For the study, Larose and his colleagues recruited 20 amateur runners, all free of cardiovascular disease as determined by a stress test on a treadmill. They ranged in age from just over 20 to just under 60 and represented a broad span of experience and fitness. Some were running their first marathon; the most seasoned was running his 30th. Fourteen of the 20 were male.

The runners' fitness was measured six weeks before the 2008 Quebec City Marathon, when they presumably were in peak condition. The fitness yardstick was V02 max, the so-called gold standard. This test, usually administered on a treadmill, determines the body's maximum capacity to transport and use oxygen during exertion that fully taxes the aerobic energy system.

Simultaneously, the condition of their hearts was inspected via MRI. Images of the heart were taken again immediately after the marathon and yet again three months later.

Larose and his research team were monitoring several things: impaired heart function; signs of injury, such as inflammation and swelling (edema); and blood flow to the heart muscle (perfusion of the myocardium).

The findings? Parts of the runners' hearts were swollen and inflamed, and function fell in more than half the regions of the heart, an effect possibly associated with the observed drop in blood supply and nourishment of the heart muscle. In addition, the enzyme troponin, which rises in response to heart strain, spiked.

"These are the same signs you see in various diseased states," Larose says, "in hearts that are in distress and suffering."

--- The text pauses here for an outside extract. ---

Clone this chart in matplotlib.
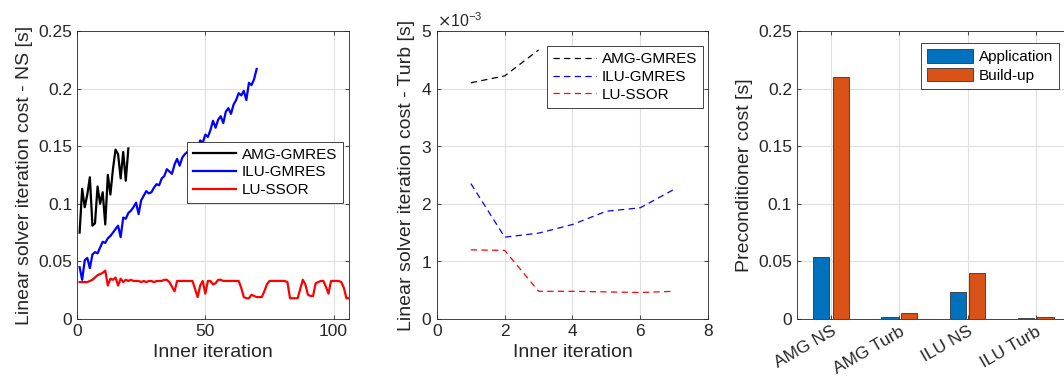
import numpy as np
import matplotlib.pyplot as plt
from matplotlib.ticker import FormatStrFormatter

plt.rcParams["font.family"] = ["Liberation Sans", "DejaVu Sans"]
plt.rcParams["font.size"] = 12

# --- data ---
# left panel: cost per inner iteration, Navier-Stokes
amg_ns = [0.075, 0.113, 0.097, 0.108, 0.123, 0.081, 0.083, 0.115, 0.100, 0.110,
          0.082, 0.125, 0.108, 0.130, 0.147, 0.143, 0.122, 0.145, 0.120, 0.148]
ilu_ns = [0.045, 0.034, 0.051, 0.053, 0.044, 0.056, 0.058, 0.057, 0.062, 0.067,
          0.066, 0.070, 0.072, 0.075, 0.078, 0.081, 0.071, 0.088, 0.087, 0.092,
          0.094, 0.097, 0.101, 0.091, 0.103, 0.107, 0.111, 0.109, 0.110, 0.114,
          0.117, 0.116, 0.122, 0.124, 0.130, 0.128, 0.126, 0.134, 0.139, 0.133,
          0.140, 0.143, 0.145, 0.142, 0.148, 0.150, 0.147, 0.155, 0.153, 0.160,
          0.158, 0.164, 0.172, 0.166, 0.173, 0.176, 0.170, 0.180, 0.183, 0.178,
          0.186, 0.190, 0.196, 0.194, 0.198, 0.190, 0.205, 0.203, 0.208, 0.217]
lu_ns = [0.032, 0.032, 0.032, 0.032, 0.033, 0.034, 0.036, 0.038, 0.039, 0.040,
         0.042, 0.029, 0.035, 0.034, 0.036, 0.029, 0.035, 0.032, 0.034, 0.033,
         0.034, 0.033, 0.033, 0.033, 0.032, 0.033, 0.032, 0.033, 0.033, 0.032,
         0.033, 0.033, 0.033, 0.034, 0.034, 0.032, 0.028, 0.024, 0.033, 0.033,
         0.033, 0.033, 0.033, 0.033, 0.033, 0.026, 0.019, 0.029, 0.033, 0.022,
         0.033, 0.033, 0.030, 0.031, 0.034, 0.034, 0.033, 0.033, 0.033, 0.033,
         0.033, 0.033, 0.033, 0.027, 0.019, 0.018, 0.018, 0.021, 0.020, 0.019,
         0.019, 0.019, 0.024, 0.030, 0.033, 0.033, 0.033, 0.033, 0.033, 0.033,
         0.033, 0.032, 0.018, 0.018, 0.018, 0.018, 0.026, 0.034, 0.030, 0.021,
         0.020, 0.020, 0.031, 0.032, 0.033, 0.033, 0.028, 0.022, 0.033, 0.033,
         0.033, 0.033, 0.032, 0.027, 0.018, 0.018]

# middle panel: turbulence model, values in seconds
amg_turb = [4.10e-3, 4.22e-3, 4.67e-3]
ilu_turb = [2.35e-3, 1.42e-3, 1.49e-3, 1.64e-3, 1.87e-3, 1.93e-3, 2.25e-3]
lu_turb = [1.20e-3, 1.19e-3, 0.48e-3, 0.48e-3, 0.47e-3, 0.46e-3, 0.48e-3]

# right panel: preconditioner cost
bar_labels = ["AMG NS", "AMG Turb", "ILU NS", "ILU Turb"]
application = [0.0538, 0.0017, 0.0234, 0.0005]
buildup = [0.210, 0.0052, 0.0399, 0.0014]

txt = "#262626"
gridc = "#dfdfdf"
TICK_FS = 12.5
LABEL_FS = 14
LEG_FS = 11


def matlab_axes(ax):
    ax.grid(True, color=gridc, lw=0.8)
    ax.set_axisbelow(True)
    for s in ax.spines.values():
        s.set_color(txt)
        s.set_linewidth(0.6)
    ax.tick_params(direction="in", length=3, width=0.6, colors=txt,
                   top=True, right=True, labelsize=TICK_FS)


def matlab_legend(ax, anchor, **kw):
    leg = ax.legend(loc="upper left", bbox_to_anchor=anchor, fancybox=False,
                    framealpha=1, edgecolor=txt, fontsize=LEG_FS, borderpad=0.4,
                    labelspacing=0.25, handletextpad=0.4, borderaxespad=0, **kw)
    leg.get_frame().set_linewidth(0.6)
    return leg


fig = plt.figure(figsize=(10.64, 3.82), dpi=100)
ax1 = fig.add_axes([0.0724, 0.165, 0.2556, 0.754])
ax2 = fig.add_axes([0.4107, 0.165, 0.2547, 0.754])
ax3 = fig.add_axes([0.749, 0.165, 0.2566, 0.754])

# left
ax1.plot(np.arange(1, len(amg_ns) + 1), amg_ns, color="k", lw=1.6, label="AMG-GMRES")
ax1.plot(np.arange(1, len(ilu_ns) + 1), ilu_ns, color="b", lw=1.6, label="ILU-GMRES")
ax1.plot(np.arange(1, len(lu_ns) + 1), lu_ns, color="r", lw=1.6, label="LU-SSOR")
ax1.set_xlim(0, 106)
ax1.set_ylim(0, 0.25)
ax1.set_xticks([0, 50, 100])
ax1.set_yticks([0, 0.05, 0.1, 0.15, 0.2, 0.25])
ax1.yaxis.set_major_formatter(FormatStrFormatter("%g"))
ax1.set_xlabel("Inner iteration", fontsize=LABEL_FS, color=txt)
ax1.set_ylabel("Linear solver iteration cost - NS [s]", fontsize=LABEL_FS, color=txt)
matlab_axes(ax1)
matlab_legend(ax1, (0.403, 0.616), handlelength=2.8)

# middle
ax2.plot(np.arange(1, len(amg_turb) + 1), amg_turb, color="k", ls=(0, (5, 3.5)), lw=0.9, label="AMG-GMRES")
ax2.plot(np.arange(1, len(ilu_turb) + 1), ilu_turb, color="b", ls=(0, (5, 3.5)), lw=0.9, label="ILU-GMRES")
ax2.plot(np.arange(1, len(lu_turb) + 1), lu_turb, color="r", ls=(0, (5, 3.5)), lw=0.9, label="LU-SSOR")
ax2.set_xlim(0, 8)
ax2.set_ylim(0, 5e-3)
ax2.set_xticks([0, 2, 4, 6, 8])
ax2.set_yticks(np.arange(0, 6) * 1e-3)
ax2.ticklabel_format(axis="y", style="sci", scilimits=(-3, -3), useMathText=True)
ax2.yaxis.get_offset_text().set_fontsize(11.5)
ax2.yaxis.get_offset_text().set_color(txt)
ax2.set_xlabel("Inner iteration", fontsize=LABEL_FS, color=txt)
ax2.set_ylabel("Linear solver iteration cost - Turb [s]", fontsize=LABEL_FS, color=txt)
matlab_axes(ax2)
matlab_legend(ax2, (0.405, 0.948), handlelength=2.8)

# right
x = np.arange(1, len(bar_labels) + 1)
w = 0.238
ax3.bar(x - 0.143, application, w, color="#0072BD", edgecolor="#333333", lw=0.6, label="Application")
ax3.bar(x + 0.143, buildup, w, color="#D95319", edgecolor="#333333", lw=0.6, label="Build-up")
ax3.set_xlim(0.5, 4.5)
ax3.set_ylim(0, 0.25)
ax3.set_xticks(x)
ax3.set_xticklabels(bar_labels, rotation=30, ha="right", rotation_mode="anchor")
ax3.set_yticks([0, 0.05, 0.1, 0.15, 0.2, 0.25])
ax3.yaxis.set_major_formatter(FormatStrFormatter("%g"))
ax3.set_ylabel("Preconditioner cost [s]", fontsize=LABEL_FS, color=txt)
matlab_axes(ax3)
matlab_legend(ax3, (0.453, 0.959), handlelength=3.0, handleheight=1.0)

fig.savefig("out.png", dpi=100)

Significantly, the researchers saw no evidence of cell death or scarring. Says Larose: "There were definitely signs of injury but no loss of heart tissue." Ergo, no permanent damage.

If the injury is temporary, you may reasonably wonder, why fret?

Larose explains: "The temporary damage you see in other diseased states is associated with increased arrhythmia and cardiac events. The heart is not only a muscle, it's also an electrical system. If you injure the cells, they can go haywire, and electricity is not conducted properly. That's why a heart in a relatively disease-free state can go into sudden cardiac arrest."

None of Larose's study subjects had a heart attack or "cardiac event." But the rigors of the marathon affected them differently. The determining factor: fitness.

The most fit runners had less to no injury; the least fit had more.

In some cases, the damage was so widespread that it extended to the entire left ventricle.

Would a heart show the same damage after an all-out 800-meter run, or a mile?

"We don't know," Larose says. "But running a marathon is probably the most extreme thing most of us will ever do, and the sheer duration of the effort is a major issue. The longer it took to run the marathon, the more injury we saw."

The take-home message: "If you're not properly trained for a marathon," Larose says, "you should be aware that you may be at increased risk."